'India can double share of value added goods to 25% of GDP'

'India can double share of value added goods to 25% of GDP'

'India can double share of value added goods to 25% of GDP'

India can more than double the share of value-added manufacturing to 25 per cent of the GDP in about two decades by improving competitiveness, audit and consulting firm PwC said today.

"In India, value-added manufacturing stands at 12 per cent of GDP today. The report shows that value-added manufacturing can grow to 20 per cent by 2024 and to greater than 25 per cent in 2034 if India can step up its manufacturing competitiveness," PwC said in a report.


Shifting focus from low to high tech industries will be critical, it said. India needs to eliminate present regulatory hurdles in manufacturing, build skills base and take measures including reverse manufacturing and foreign licensing.

It also said that the share of R&D investment in India’s GDP will have to grow from 0.8 per cent at present, to 2.4 per cent in 2034.


Manufacturing sector will play a key role in development, as the nation grows more urban and industrialised by providing jobs to a broad spectrum of workers and spurring income growth across different segments of the population, it said.
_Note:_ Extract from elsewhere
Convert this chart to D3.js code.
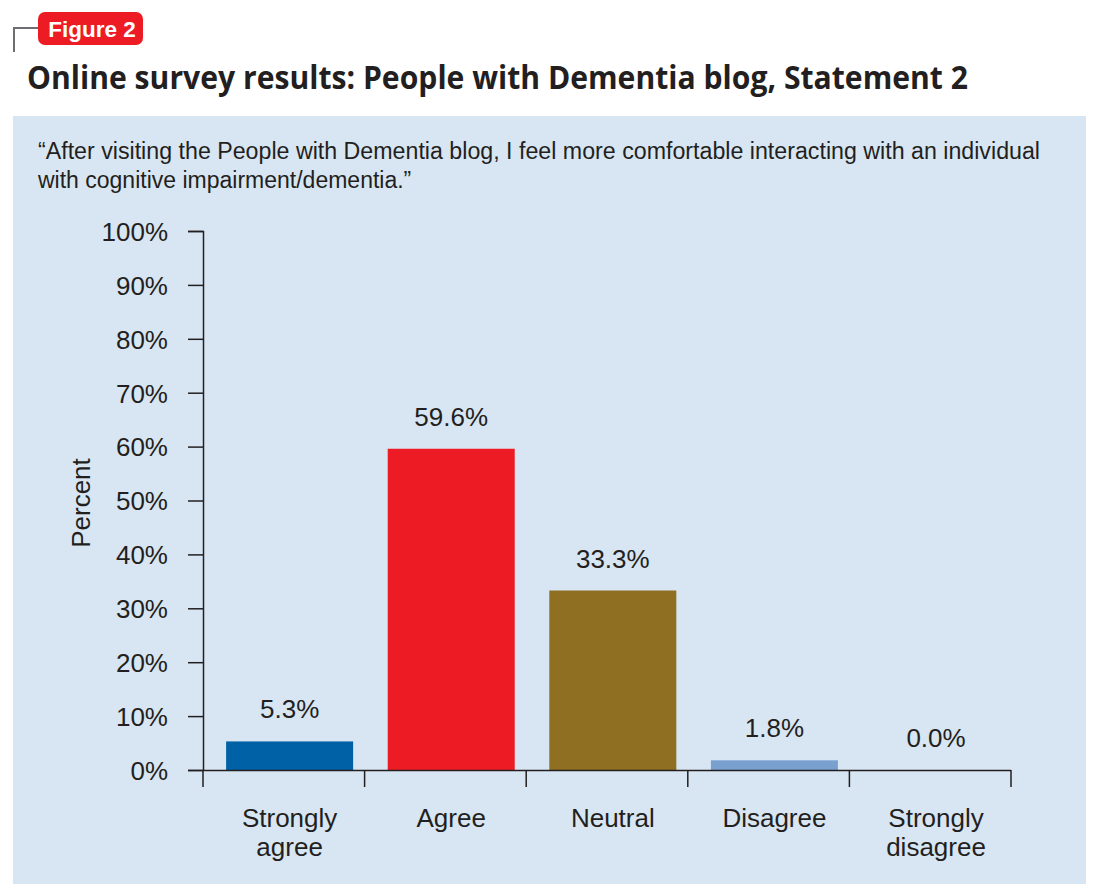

"For India to achieve its targets on value-added manufacturing vector, it needs to first remove regulatory hurdles that have made doing business in India difficult," said the report.


Policies related with land, labour and environment needs to be simplified as well as single window clearances are required for obtaining business permits, it added.

Strengthening manufacturing skills training will also prove crucial, PwC said.
India needs to import foreign technology to strengthen manufacturing capabilities, however, government can help businesses by increasing investment in R&D as it will reduce dependency on technology imports, said the report.

"The report shows that the share of R&D in India’s GDP will have to grow from its current 0.8 per cent to 2.4 per cent in 2034 to achieve the desired gains in value-added manufacturing."


It suggested India should start exporting finished goods in the short run without neglecting low and medium technology firms in the country.


"For example, while the top two exports from India to China were cotton yarn and iron ore, China’s top two exports to India were electronic goods and electrical machinery, indicating these growth economies’ different positions in the manufacturing sector," it added.